A roadside bomb attack in Ghazni province, south of the Afghan capital Kabul, has killed 18 people on their way to a wedding, officials say.
They said nearly all of the dead were women and children travelling in a minibus which was completely destroyed.
Taliban militants have denied any responsibility for the attack.
Afghan civilians are often hit by roadside bombs used by suspected Taliban militants to target security forces and officials.
In June, Nato handed over security for the whole of Afghanistan to Afghan forces, but some 97,000 Nato troops remain.
The attack on Sunday happened in a poor and deeply traditional Pashtun area in the east of Ghazni province, says the BBC's Afghanistan correspondent David Loyn.
Dead 'mainly women'
The minibus, tightly packed with people on their way to a wedding, was destroyed by a roadside bomb.
Fourteen women, three men and a child were killed, deputy provincial police chief Col Asadullah Ensafi was quoted as saying.
Only five of the 23 people on board, all of them women, are believed to have survived. Two remain in a critical condition.

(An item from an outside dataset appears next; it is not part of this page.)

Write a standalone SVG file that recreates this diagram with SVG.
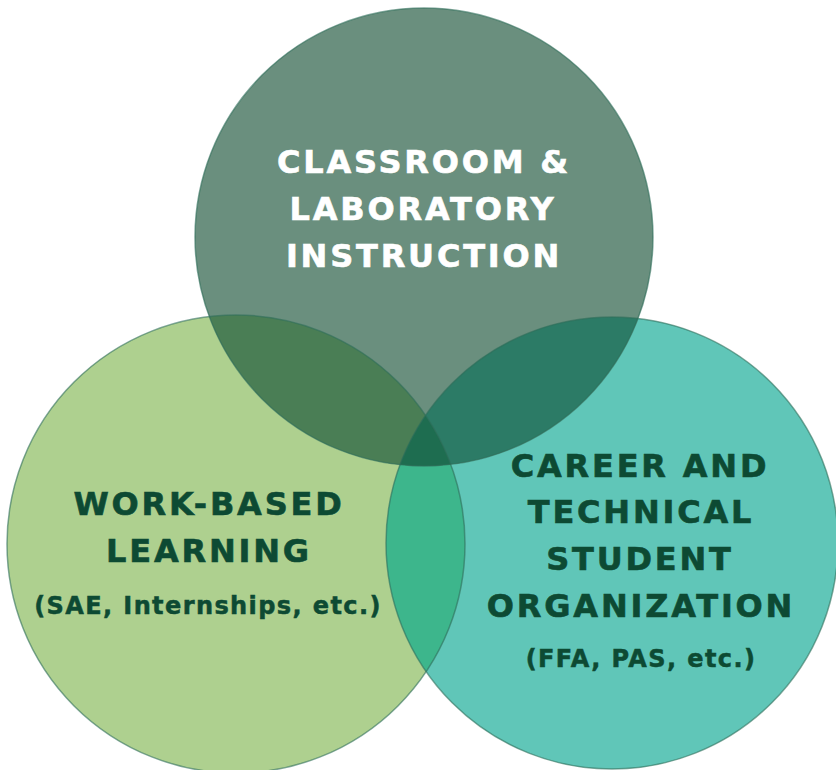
<svg xmlns="http://www.w3.org/2000/svg" width="836" height="770" viewBox="0 0 836 770">
  <defs>
    <clipPath id="clipTop"><circle cx="424" cy="237" r="229"/></clipPath>
    <clipPath id="clipLeft"><circle cx="236" cy="544" r="229"/></clipPath>
    <clipPath id="clipRight"><circle cx="612" cy="543" r="226"/></clipPath>
    <style>
      .title { font-family: "DejaVu Sans", "Liberation Sans", sans-serif; font-weight: bold; font-size: 32px; text-anchor: middle; letter-spacing: 2.8px; stroke-width: 0.6px; }
      .sub { font-family: "DejaVu Sans", "Liberation Sans", sans-serif; font-weight: bold; font-size: 24px; text-anchor: middle; letter-spacing: 1.4px; stroke-width: 0.5px; }
      .light { fill: #ffffff; stroke: #ffffff; }
      .dark { fill: #0d4a33; stroke: #0d4a33; }
      .outline { fill: none; stroke: #2f6e5a; stroke-width: 1.5; stroke-opacity: 0.6; }
    </style>
  </defs>
  <rect x="0" y="0" width="836" height="770" fill="#ffffff"/>

  <g id="left-circle">
    <circle cx="236" cy="544" r="229" fill="#aed08f"/>
  </g>
  <g id="right-circle">
    <circle cx="612" cy="543" r="226" fill="#60c6b8"/>
  </g>
  <g id="top-circle">
    <circle cx="424" cy="237" r="229" fill="#6a8f7e"/>
  </g>

  <g id="overlaps">
    <g clip-path="url(#clipLeft)"><circle cx="612" cy="543" r="226" fill="#3db68c"/></g>
    <g clip-path="url(#clipTop)"><circle cx="236" cy="544" r="229" fill="#4a7e55"/></g>
    <g clip-path="url(#clipTop)"><circle cx="612" cy="543" r="226" fill="#2c7b66"/></g>
    <g clip-path="url(#clipTop)"><g clip-path="url(#clipLeft)"><circle cx="612" cy="543" r="226" fill="#1e6d50"/></g></g>
  </g>

  <g id="outlines">
    <circle class="outline" cx="236" cy="544" r="229"/>
    <circle class="outline" cx="612" cy="543" r="226"/>
    <circle class="outline" cx="424" cy="237" r="229" stroke-opacity="0.3"/>
  </g>

  <g id="label-top">
    <text class="title light" x="424" y="173">CLASSROOM &amp;</text>
    <text class="title light" x="423" y="220">LABORATORY</text>
    <text class="title light" x="424" y="267">INSTRUCTION</text>
  </g>
  <g id="label-left">
    <text class="title dark" x="209" y="515">WORK-BASED</text>
    <text class="title dark" x="209" y="562">LEARNING</text>
    <text class="sub dark" x="208" y="614">(SAE, Internships, etc.)</text>
  </g>
  <g id="label-right">
    <text class="title dark" x="640" y="477">CAREER AND</text>
    <text class="title dark" x="641" y="523">TECHNICAL</text>
    <text class="title dark" x="640" y="570">STUDENT</text>
    <text class="title dark" x="641" y="617">ORGANIZATION</text>
    <text class="sub dark" x="641" y="667">(FFA, PAS, etc.)</text>
  </g>
</svg>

Ander district, where the attack happened, was once described by Nato as the most dangerous and unsecured area in Ghazni province, our correspondent says.

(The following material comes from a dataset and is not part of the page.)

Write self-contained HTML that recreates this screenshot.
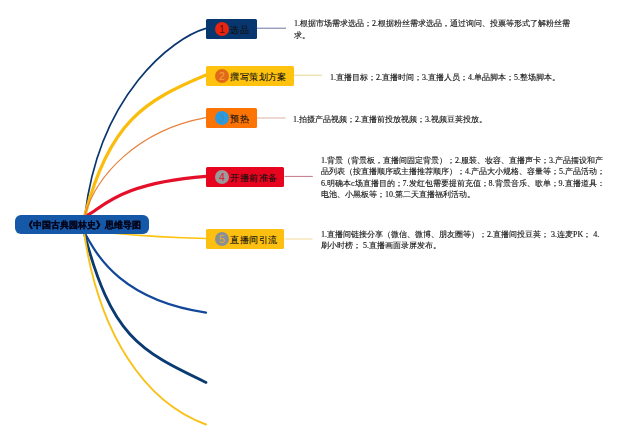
<!DOCTYPE html>
<html><head><meta charset="utf-8">
<style>
html,body{margin:0;padding:0;background:#fff;width:640px;height:440px;overflow:hidden;position:relative}
#svg{position:absolute;left:0;top:0}
.box{position:absolute;height:20.2px;left:206px;border-radius:1.5px}
.lbl{position:absolute;font-family:"Liberation Sans",sans-serif;font-size:9px;font-weight:normal;-webkit-text-stroke:0.1px #111;line-height:20px;color:#111;white-space:nowrap;left:24.4px;top:1px;letter-spacing:0.4px}
.cir{position:absolute;left:9px;top:3px;width:14px;height:14px;border-radius:50%;font-family:"Liberation Sans",sans-serif;font-size:10.5px;line-height:14px;text-align:center}
.txt{position:absolute;will-change:transform;font-family:"Liberation Serif",sans-serif;font-size:8px;line-height:11.3px;color:#111;-webkit-text-stroke:0.12px #111;white-space:nowrap}
#root{position:absolute;left:14.5px;top:215px;width:134.5px;height:19px;background:#1558a8;border-radius:6px}
#root span{position:absolute;will-change:transform;left:9.2px;top:1.4px;line-height:19px;font-family:"Liberation Sans",sans-serif;font-size:9.3px;font-weight:bold;color:#05051a;-webkit-text-stroke:0.12px #05051a;white-space:nowrap}
</style></head><body>
<svg id="svg" width="640" height="440" viewBox="0 0 640 440">
  <g fill="none" stroke-linecap="round">
    <path d="M85 215 C99.4 94.8 172 38 206 28.4" stroke="#0a3670" stroke-width="1.7"/>
    <path d="M85 215 C109.2 121.7 144.9 100.5 206 75" stroke="#fbbd0c" stroke-width="3.2"/>
    <path d="M85 215 C95.9 176.5 136.6 130.4 206 117.7" stroke="#e8803a" stroke-width="1.2"/>
    <path d="M85 222 L88 215 C104.7 205.4 121.6 183 206 176.4" stroke="#e4102a" stroke-width="3.3"/>
    <path d="M110 233 Q160 237.5 206 238.5" stroke="#ffc20e" stroke-width="1.3"/>
    <path d="M84 232 C92.9 245.5 112.7 298.9 206 312.6" stroke="#12479a" stroke-width="2.3"/>
    <path d="M84 232 C111.2 336 138.7 350.5 206 382.4" stroke="#0a3a72" stroke-width="2.8"/>
    <path d="M84 232 C98.7 333.7 144.6 402.3 206 424.5" stroke="#f8c21a" stroke-width="1.9"/>
    <!-- connectors -->
    <rect x="257" y="27.7" width="29" height="1" fill="#6a75a0"/>
    <rect x="294" y="74.7" width="28" height="1" fill="#e6d890"/>
    <rect x="257" y="117.5" width="28.5" height="1" fill="#dcb4a4"/>
    <rect x="284.5" y="175.9" width="28.3" height="1" fill="#c47888"/>
    <rect x="284.5" y="238.5" width="28" height="1" fill="#f6dc9a"/>
  </g>
</svg>

<div id="root"><span>《中国古典园林史》思维导图</span></div>

<div class="box" style="top:18.6px;width:51px;background:#08366f"><div class="cir" style="background:#e8250f;color:#5a1010">1</div><div class="lbl">选品</div></div>
<div class="box" style="top:65.8px;width:88px;background:#ffc20e"><div class="cir" style="background:#e06a18;color:#f5a040">2</div><div class="lbl">撰写策划方案</div></div>
<div class="box" style="top:108.2px;width:51px;background:#fd7404"><div class="cir" style="background:#2a9ae0;color:#4a8ab0">3</div><div class="lbl">预热</div></div>
<div class="box" style="top:166.7px;width:78px;background:#e6041e"><div class="cir" style="background:#9a9a9a;color:#e0102a">4</div><div class="lbl">开播前准备</div></div>
<div class="box" style="top:229px;width:78px;background:#fdc010"><div class="cir" style="background:#8a8f95;color:#e0b030">5</div><div class="lbl">直播间引流</div></div>

<div class="txt" style="left:294px;top:18px;line-height:12.2px">1.根据市场需求选品；2.根据粉丝需求选品，通过询问、投票等形式了解粉丝需<br>求。</div>
<div class="txt" style="left:330px;top:71.6px">1.直播目标；2.直播时间；3.直播人员；4.单品脚本；5.整场脚本。</div>
<div class="txt" style="left:293.3px;top:114.3px">1.拍摄产品视频；2.直播前投放视频；3.视频豆荚投放。</div>
<div class="txt" style="left:320.8px;top:155.4px">1.背景（背景板，直播间固定背景）；2.服装、妆容、直播声卡；3.产品摆设和产<br>品列表（按直播顺序或主播推荐顺序）；4.产品大小规格、容量等；5.产品活动；<br>6.明确本c场直播目的；7.发红包需要提前充值；8.背景音乐、歌单；9.直播道具：<br>电池、小黑板等；10.第二天直播福利活动。</div>
<div class="txt" style="left:321.3px;top:229.3px">1.直播间链接分享（微信、微博、朋友圈等）；2.直播间投豆荚； 3.连麦PK； 4.<br>刷小时榜； 5.直播画面录屏发布。</div>
</body></html>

However, a Taliban spokesman said they were not responsible, and had no operations under way in that district.
The Nato-led International Security Assistance Force Isaf currently has troops from 50 contributing nations - most of them, some 68,000, from the US - providing military back-up when needed.
By the end of 2014 all combat troops should have left. They will be replaced - if approved by the Afghan government - by a smaller force that will only train and advise.